You might consider icing your bottom to help reduce swelling and pain in the days following your birth. Some moms find it helpful to sit on an ice pack while they are feeding. Ice should be applied for 20 minutes every 2-3 hours until pain and swelling go away. It’s important to note that you don’t want to put ice directly on the skin, so use a thin barrier, like a towel between your skin and the ice pack.
Other than ice, a “padsicle” (not a popsicle!) also provides the same benefits as ice with the added benefit of a healing agent such as alcohol-free witch hazel, aloe vera or sitz bath tea. A “padsicle” is a sanitary pad that has been squirted with one of the above healing agents and has been frozen for at least 2 hours in the freezer. Some moms prefer to prepare a whole bunch of “padsicles” before they give birth.
How to make a padsicle
Some moms find it helpful to use compression underwear to support their pelvic floor and their lower abdominal muscles during the first 4 weeks post-partum. Since the pelvic floor may be strained at this point, giving your pelvic floor some compression will provide it with much needed support while it’s trying to recover, especially if you have another little one to care for and you absolutely need to mobilize frequently. I’ve heard a lot of good things about the Baobei maternity and postpartum underwear because most compression underwear only provides abdominal support. The Baobei supports both the abdominal AND the pelvic floor. The only drawback is they are quite pricey (about $75 Canadian once you have done the conversion) but I am not aware of more budget friendly alternatives in Canada. Please comment below if you know of any!

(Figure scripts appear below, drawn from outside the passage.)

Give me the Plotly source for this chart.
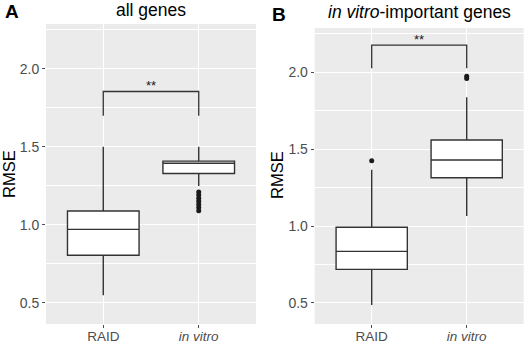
import plotly.graph_objects as go

categories = ["RAID", "in vitro"]
tick_text = ["RAID", "<i>in vitro</i>"]

# Panel A: all genes
a_q1 = [0.804, 1.329]
a_median = [0.970, 1.394]
a_q3 = [1.088, 1.408]
a_lower = [0.547, 1.248]
a_upper = [1.500, 1.500]
a_out_x = ["in vitro"] * 7
a_out_y = [1.21, 1.19, 1.17, 1.15, 1.13, 1.11, 1.09]
a_bracket_y = [1.70, 1.855, 1.855, 1.70]

# Panel B: in vitro-important genes
b_q1 = [0.718, 1.314]
b_median = [0.835, 1.430]
b_q3 = [0.992, 1.560]
b_lower = [0.487, 1.065]
b_upper = [1.366, 1.838]
b_out_x = ["RAID", "in vitro", "in vitro"]
b_out_y = [1.424, 1.960, 1.975]
b_bracket_y = [2.026, 2.177, 2.177, 2.026]

bracket_x = ["RAID", "RAID", "in vitro", "in vitro"]

yrange = [0.363, 2.288]
W, H = 526, 344

fig = go.Figure()

box_style = dict(fillcolor="white", line=dict(color="#333333", width=1.4),
                 width=0.75, whiskerwidth=0, showlegend=False, hoverinfo="skip")

fig.add_trace(go.Box(x=categories, q1=a_q1, median=a_median, q3=a_q3,
                     lowerfence=a_lower, upperfence=a_upper,
                     xaxis="x", yaxis="y", **box_style))
fig.add_trace(go.Scatter(x=a_out_x, y=a_out_y, mode="markers",
                         marker=dict(color="#1a1a1a", size=5),
                         xaxis="x", yaxis="y", showlegend=False))
fig.add_trace(go.Scatter(x=bracket_x, y=a_bracket_y, mode="lines",
                         line=dict(color="#333333", width=1.3),
                         xaxis="x", yaxis="y", showlegend=False))

fig.add_trace(go.Box(x=categories, q1=b_q1, median=b_median, q3=b_q3,
                     lowerfence=b_lower, upperfence=b_upper,
                     xaxis="x2", yaxis="y2", **box_style))
fig.add_trace(go.Scatter(x=b_out_x, y=b_out_y, mode="markers",
                         marker=dict(color="#1a1a1a", size=5),
                         xaxis="x2", yaxis="y2", showlegend=False))
fig.add_trace(go.Scatter(x=bracket_x, y=b_bracket_y, mode="lines",
                         line=dict(color="#333333", width=1.3),
                         xaxis="x2", yaxis="y2", showlegend=False))

font_family = "Liberation Sans, Arial, sans-serif"

xaxis_common = dict(type="category", categoryorder="array", categoryarray=categories,
                    range=[-0.6, 1.6], tickvals=categories, ticktext=tick_text,
                    showgrid=True, gridcolor="white", gridwidth=1.2,
                    ticks="outside", ticklen=3, tickcolor="#4d4d4d", tickwidth=1,
                    ticklabelstandoff=-3,
                    tickfont=dict(size=13.5, color="#4d4d4d", family=font_family),
                    zeroline=False, showline=False, fixedrange=True, automargin=False)
yaxis_common = dict(range=yrange, tickvals=[0.5, 1.0, 1.5, 2.0],
                    ticktext=["0.5", "1.0", "1.5", "2.0"],
                    showgrid=True, gridcolor="white", gridwidth=1.2,
                    minor=dict(tickvals=[0.75, 1.25, 1.75, 2.25], showgrid=True,
                               gridcolor="white", gridwidth=0.6, ticks=""),
                    ticks="outside", ticklen=3, tickcolor="#4d4d4d", tickwidth=1,
                    tickfont=dict(size=14, color="#4d4d4d", family=font_family),
                    zeroline=False, showline=False, fixedrange=True, automargin=False)

fig.update_layout(
    width=W, height=H,
    margin=dict(l=0, r=0, t=0, b=0, autoexpand=False),
    paper_bgcolor="white",
    plot_bgcolor="#EBEBEB",
    font=dict(family=font_family, color="black"),
    xaxis=dict(domain=[46 / W, 256 / W], anchor="y", **xaxis_common),
    yaxis=dict(domain=[20 / H, 320 / H], anchor="x", **yaxis_common),
    xaxis2=dict(domain=[314.7 / W, 523.7 / W], anchor="y2", **xaxis_common),
    yaxis2=dict(domain=[20 / H, 316 / H], anchor="x2", **yaxis_common),
    showlegend=False,
)

annotations = [
    dict(text="<b>A</b>", x=3 / W, y=1 - 12 / H, xanchor="left", yanchor="middle",
         font=dict(size=19, color="black")),
    dict(text="<b>B</b>", x=270 / W, y=1 - 15 / H, xanchor="left", yanchor="middle",
         font=dict(size=19, color="black")),
    dict(text="all genes", x=151 / W, y=1 - 10 / H, xanchor="center", yanchor="middle",
         font=dict(size=17.5, color="black")),
    dict(text="<i>in vitro</i>-important genes", x=419.2 / W, y=1 - 12 / H,
         xanchor="center", yanchor="middle", font=dict(size=17.5, color="black")),
    dict(text="RMSE", x=9 / W, y=1 - 174 / H, xanchor="center", yanchor="middle",
         textangle=-90, font=dict(size=16.5, color="black")),
    dict(text="RMSE", x=277 / W, y=1 - 175 / H, xanchor="center", yanchor="middle",
         textangle=-90, font=dict(size=16.5, color="black")),
]
for a in annotations:
    a.update(xref="paper", yref="paper", showarrow=False)

annotations.append(dict(text="**", x=0.5, y=a_bracket_y[1], xref="x", yref="y",
                        xanchor="center", yanchor="bottom", showarrow=False,
                        font=dict(size=13, color="#1a1a1a"), yshift=-4))
annotations.append(dict(text="**", x=0.5, y=b_bracket_y[1], xref="x2", yref="y2",
                        xanchor="center", yanchor="bottom", showarrow=False,
                        font=dict(size=13, color="#1a1a1a"), yshift=-4))

fig.update_layout(annotations=annotations)

fig.write_html("out.html", config={"displayModeBar": False},
               post_script="document.body.style.margin='0';document.body.style.overflow='hidden';")
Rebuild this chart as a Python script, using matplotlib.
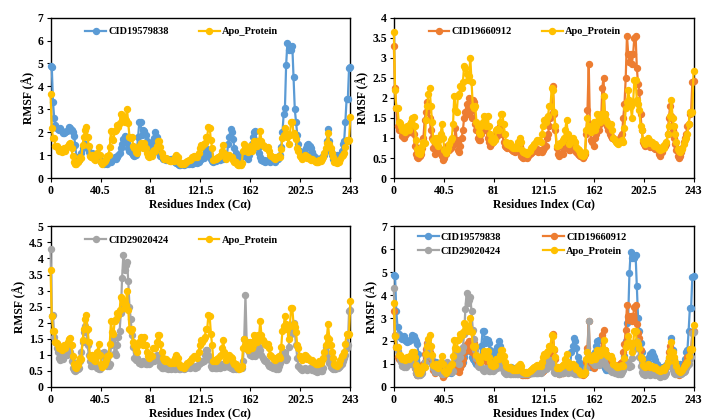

You may consider elevating your pelvis while you are lying down to help reduce swelling. Elevation facilitates the draining of pelvic fluid back to your heart which helps swelling to go down faster. You can elevate your pelvis by lying on your back, either with your feet up the wall or with a pillow under your bottom. You might also consider doing this while you are icing your bottom at the same time which is 20 minutes, 2-3 times a day.
Constipation management is super important postpartum because constipation causes you to strain your pelvic floor. Your health care provider will probably prescribe some sort of stool softener which will help to pass your stool more easily. However, if you have been prone to constipation in the past you may also want to try:
- Drinking at least 2-3 L of water a day, especially if you are breastfeeding
- Having plenty of fibre in the form of cooked veggies, nuts, fruit, chia seeds, flax seeds, etc.
- Avoiding dairy and wheat if your digestive system is sensitive to them
Say goodbye to unnecessary pain.
Let us help you manage it.
If you have tried all of the suggestions above and still suffer from constipation, you may want to consider seeing one of our prenatal and postnatal naturopaths or nutritionists to determine the root cause of the problem.
In closing, I would like to say that if you are to follow all of the suggestions above, great! However, if you are only able to do one or two of them, your pelvis will still benefit. These suggestions are meant to speed up the healing process and make you feel better – they are not meant to give you more work and stress you out even more. At Oona, we know how hard being a mom of a newborn baby can be, and we are here to support and cheer you on.